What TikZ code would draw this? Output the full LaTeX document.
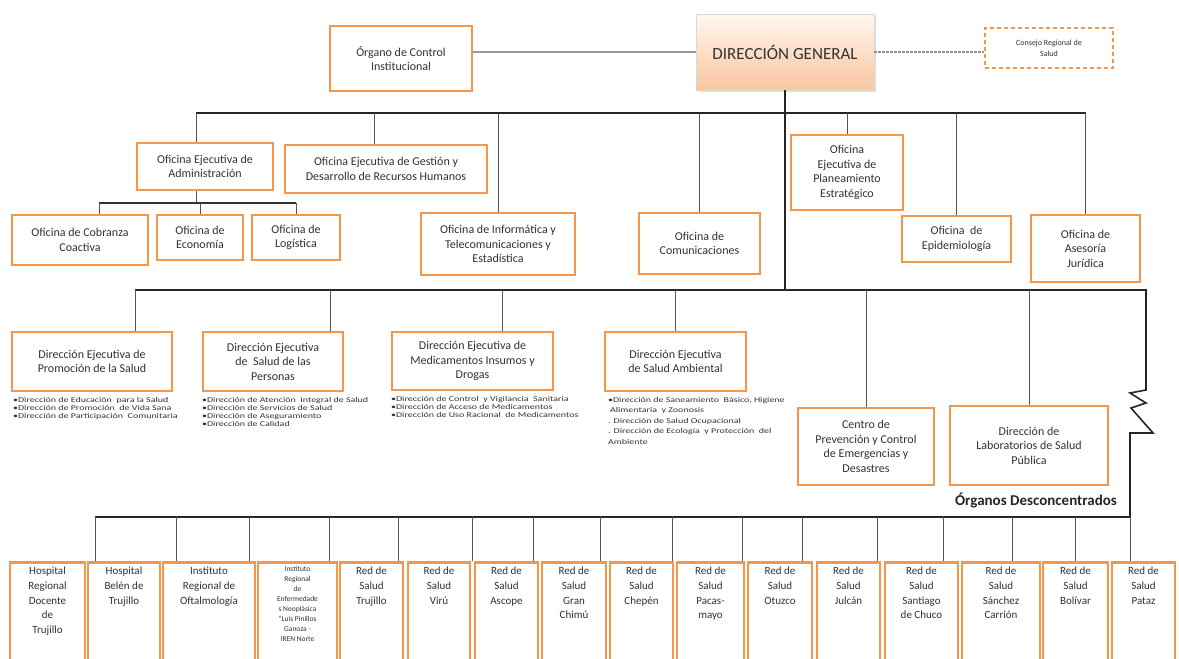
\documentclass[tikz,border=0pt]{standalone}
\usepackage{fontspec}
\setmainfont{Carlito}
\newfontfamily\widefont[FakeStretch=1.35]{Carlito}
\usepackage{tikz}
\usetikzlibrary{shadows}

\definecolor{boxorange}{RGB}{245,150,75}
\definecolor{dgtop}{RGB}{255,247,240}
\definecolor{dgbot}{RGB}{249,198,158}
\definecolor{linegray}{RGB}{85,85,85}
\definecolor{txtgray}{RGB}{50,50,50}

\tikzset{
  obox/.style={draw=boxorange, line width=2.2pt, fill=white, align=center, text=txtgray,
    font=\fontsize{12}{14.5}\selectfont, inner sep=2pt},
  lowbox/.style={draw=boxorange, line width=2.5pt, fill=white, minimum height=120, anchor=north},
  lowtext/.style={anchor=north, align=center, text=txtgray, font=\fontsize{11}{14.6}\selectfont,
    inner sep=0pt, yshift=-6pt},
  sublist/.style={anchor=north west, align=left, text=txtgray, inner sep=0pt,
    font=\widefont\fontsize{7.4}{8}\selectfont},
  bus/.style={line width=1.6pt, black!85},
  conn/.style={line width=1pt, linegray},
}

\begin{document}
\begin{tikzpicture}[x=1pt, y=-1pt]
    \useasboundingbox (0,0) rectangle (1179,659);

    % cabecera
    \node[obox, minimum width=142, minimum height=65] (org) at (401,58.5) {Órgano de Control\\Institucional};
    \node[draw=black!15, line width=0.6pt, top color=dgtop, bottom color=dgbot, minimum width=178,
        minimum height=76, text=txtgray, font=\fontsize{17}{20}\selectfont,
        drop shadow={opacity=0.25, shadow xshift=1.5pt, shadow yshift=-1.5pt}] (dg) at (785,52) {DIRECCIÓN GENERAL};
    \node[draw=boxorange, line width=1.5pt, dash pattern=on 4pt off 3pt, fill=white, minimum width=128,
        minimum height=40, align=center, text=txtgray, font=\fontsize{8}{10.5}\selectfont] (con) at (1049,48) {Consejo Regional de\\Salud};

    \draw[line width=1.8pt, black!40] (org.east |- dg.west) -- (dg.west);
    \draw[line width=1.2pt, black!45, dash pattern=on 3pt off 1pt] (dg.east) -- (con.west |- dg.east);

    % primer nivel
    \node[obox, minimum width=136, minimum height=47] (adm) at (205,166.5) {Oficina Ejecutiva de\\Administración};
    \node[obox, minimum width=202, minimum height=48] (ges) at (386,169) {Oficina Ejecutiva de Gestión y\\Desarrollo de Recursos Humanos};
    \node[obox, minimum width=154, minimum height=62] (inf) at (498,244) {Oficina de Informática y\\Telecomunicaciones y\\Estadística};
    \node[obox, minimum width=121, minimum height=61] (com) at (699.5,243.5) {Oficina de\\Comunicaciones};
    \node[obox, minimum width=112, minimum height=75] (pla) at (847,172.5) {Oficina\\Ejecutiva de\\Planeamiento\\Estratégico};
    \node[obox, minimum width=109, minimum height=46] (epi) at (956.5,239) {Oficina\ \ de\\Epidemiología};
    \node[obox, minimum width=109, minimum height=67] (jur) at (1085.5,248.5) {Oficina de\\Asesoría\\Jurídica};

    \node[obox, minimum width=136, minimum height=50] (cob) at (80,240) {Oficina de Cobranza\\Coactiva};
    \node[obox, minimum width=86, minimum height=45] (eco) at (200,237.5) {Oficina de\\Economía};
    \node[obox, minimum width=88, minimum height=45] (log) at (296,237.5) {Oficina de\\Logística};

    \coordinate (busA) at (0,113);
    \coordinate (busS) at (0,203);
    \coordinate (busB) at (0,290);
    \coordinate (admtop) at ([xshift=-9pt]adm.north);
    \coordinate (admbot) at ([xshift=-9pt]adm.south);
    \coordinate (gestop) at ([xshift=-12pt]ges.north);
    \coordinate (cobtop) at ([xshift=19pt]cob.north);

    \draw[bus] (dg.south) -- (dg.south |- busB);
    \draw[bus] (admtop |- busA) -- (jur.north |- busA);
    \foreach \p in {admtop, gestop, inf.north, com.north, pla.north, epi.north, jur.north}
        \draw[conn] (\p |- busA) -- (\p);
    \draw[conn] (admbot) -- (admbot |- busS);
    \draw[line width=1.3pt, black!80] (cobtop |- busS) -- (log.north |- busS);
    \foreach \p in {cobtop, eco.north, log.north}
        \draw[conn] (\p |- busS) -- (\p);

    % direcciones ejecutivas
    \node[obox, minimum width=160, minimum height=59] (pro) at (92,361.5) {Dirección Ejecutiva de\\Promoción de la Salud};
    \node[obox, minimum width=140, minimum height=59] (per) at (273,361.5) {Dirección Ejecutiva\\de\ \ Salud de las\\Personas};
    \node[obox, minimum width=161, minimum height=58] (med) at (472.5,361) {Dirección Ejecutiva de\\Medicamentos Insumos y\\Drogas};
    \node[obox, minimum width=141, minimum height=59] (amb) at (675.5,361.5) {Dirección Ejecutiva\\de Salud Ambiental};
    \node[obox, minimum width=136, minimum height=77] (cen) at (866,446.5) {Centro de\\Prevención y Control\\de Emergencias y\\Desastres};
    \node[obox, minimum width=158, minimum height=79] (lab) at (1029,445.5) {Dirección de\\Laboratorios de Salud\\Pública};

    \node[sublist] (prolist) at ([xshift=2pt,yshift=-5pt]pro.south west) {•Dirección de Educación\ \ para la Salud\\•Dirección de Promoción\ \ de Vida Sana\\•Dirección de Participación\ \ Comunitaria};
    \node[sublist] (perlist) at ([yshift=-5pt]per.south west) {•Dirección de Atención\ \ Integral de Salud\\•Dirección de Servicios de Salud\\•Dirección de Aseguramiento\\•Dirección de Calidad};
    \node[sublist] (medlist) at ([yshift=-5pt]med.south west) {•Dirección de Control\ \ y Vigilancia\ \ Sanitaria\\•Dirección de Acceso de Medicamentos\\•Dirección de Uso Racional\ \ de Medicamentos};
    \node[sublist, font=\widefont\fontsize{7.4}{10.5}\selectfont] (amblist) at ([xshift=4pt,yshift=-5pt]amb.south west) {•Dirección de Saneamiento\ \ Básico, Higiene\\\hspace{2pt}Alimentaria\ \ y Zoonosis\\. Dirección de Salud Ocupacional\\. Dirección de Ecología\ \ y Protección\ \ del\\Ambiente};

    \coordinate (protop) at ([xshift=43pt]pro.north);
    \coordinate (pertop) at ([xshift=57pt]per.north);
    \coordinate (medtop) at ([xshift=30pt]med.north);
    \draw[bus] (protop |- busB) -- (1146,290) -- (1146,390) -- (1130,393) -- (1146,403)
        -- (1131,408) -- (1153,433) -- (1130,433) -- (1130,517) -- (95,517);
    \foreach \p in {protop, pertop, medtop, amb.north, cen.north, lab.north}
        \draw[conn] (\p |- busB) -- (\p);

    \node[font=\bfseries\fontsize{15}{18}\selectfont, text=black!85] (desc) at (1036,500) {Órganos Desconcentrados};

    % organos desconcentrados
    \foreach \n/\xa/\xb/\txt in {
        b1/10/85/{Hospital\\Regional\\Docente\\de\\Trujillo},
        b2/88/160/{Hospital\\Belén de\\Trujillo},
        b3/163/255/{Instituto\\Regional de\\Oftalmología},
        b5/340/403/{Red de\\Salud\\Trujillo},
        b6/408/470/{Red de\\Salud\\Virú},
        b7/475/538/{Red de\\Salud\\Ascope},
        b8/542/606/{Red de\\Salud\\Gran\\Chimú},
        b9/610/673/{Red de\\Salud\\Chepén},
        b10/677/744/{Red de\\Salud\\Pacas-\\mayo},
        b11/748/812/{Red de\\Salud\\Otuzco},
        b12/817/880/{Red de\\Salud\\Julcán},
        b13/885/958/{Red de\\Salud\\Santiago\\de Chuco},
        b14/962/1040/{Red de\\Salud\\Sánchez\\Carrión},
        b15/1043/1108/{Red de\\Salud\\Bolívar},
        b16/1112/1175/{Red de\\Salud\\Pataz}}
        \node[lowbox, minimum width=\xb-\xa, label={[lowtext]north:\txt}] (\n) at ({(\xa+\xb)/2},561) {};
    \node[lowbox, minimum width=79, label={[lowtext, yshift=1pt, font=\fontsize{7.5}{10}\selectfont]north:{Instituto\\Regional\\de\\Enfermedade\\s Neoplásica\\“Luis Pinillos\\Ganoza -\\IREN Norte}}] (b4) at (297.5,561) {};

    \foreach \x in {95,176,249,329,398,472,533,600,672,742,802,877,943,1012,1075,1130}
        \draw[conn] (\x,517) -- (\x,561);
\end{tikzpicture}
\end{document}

## Stated goal
Begin at the first line of the data above and repeat each line exactly, stopping after the line containing "(con.west |- dg.east);". Omit the pictures.

## Expected output
What TikZ code would draw this? Output the full LaTeX document.
\documentclass[tikz,border=0pt]{standalone}
\usepackage{fontspec}
\setmainfont{Carlito}
\newfontfamily\widefont[FakeStretch=1.35]{Carlito}
\usepackage{tikz}
\usetikzlibrary{shadows}

\definecolor{boxorange}{RGB}{245,150,75}
\definecolor{dgtop}{RGB}{255,247,240}
\definecolor{dgbot}{RGB}{249,198,158}
\definecolor{linegray}{RGB}{85,85,85}
\definecolor{txtgray}{RGB}{50,50,50}

\tikzset{
  obox/.style={draw=boxorange, line width=2.2pt, fill=white, align=center, text=txtgray,
    font=\fontsize{12}{14.5}\selectfont, inner sep=2pt},
  lowbox/.style={draw=boxorange, line width=2.5pt, fill=white, minimum height=120, anchor=north},
  lowtext/.style={anchor=north, align=center, text=txtgray, font=\fontsize{11}{14.6}\selectfont,
    inner sep=0pt, yshift=-6pt},
  sublist/.style={anchor=north west, align=left, text=txtgray, inner sep=0pt,
    font=\widefont\fontsize{7.4}{8}\selectfont},
  bus/.style={line width=1.6pt, black!85},
  conn/.style={line width=1pt, linegray},
}

\begin{document}
\begin{tikzpicture}[x=1pt, y=-1pt]
    \useasboundingbox (0,0) rectangle (1179,659);

    % cabecera
    \node[obox, minimum width=142, minimum height=65] (org) at (401,58.5) {Órgano de Control\\Institucional};
    \node[draw=black!15, line width=0.6pt, top color=dgtop, bottom color=dgbot, minimum width=178,
        minimum height=76, text=txtgray, font=\fontsize{17}{20}\selectfont,
        drop shadow={opacity=0.25, shadow xshift=1.5pt, shadow yshift=-1.5pt}] (dg) at (785,52) {DIRECCIÓN GENERAL};
    \node[draw=boxorange, line width=1.5pt, dash pattern=on 4pt off 3pt, fill=white, minimum width=128,
        minimum height=40, align=center, text=txtgray, font=\fontsize{8}{10.5}\selectfont] (con) at (1049,48) {Consejo Regional de\\Salud};

    \draw[line width=1.8pt, black!40] (org.east |- dg.west) -- (dg.west);
    \draw[line width=1.2pt, black!45, dash pattern=on 3pt off 1pt] (dg.east) -- (con.west |- dg.east);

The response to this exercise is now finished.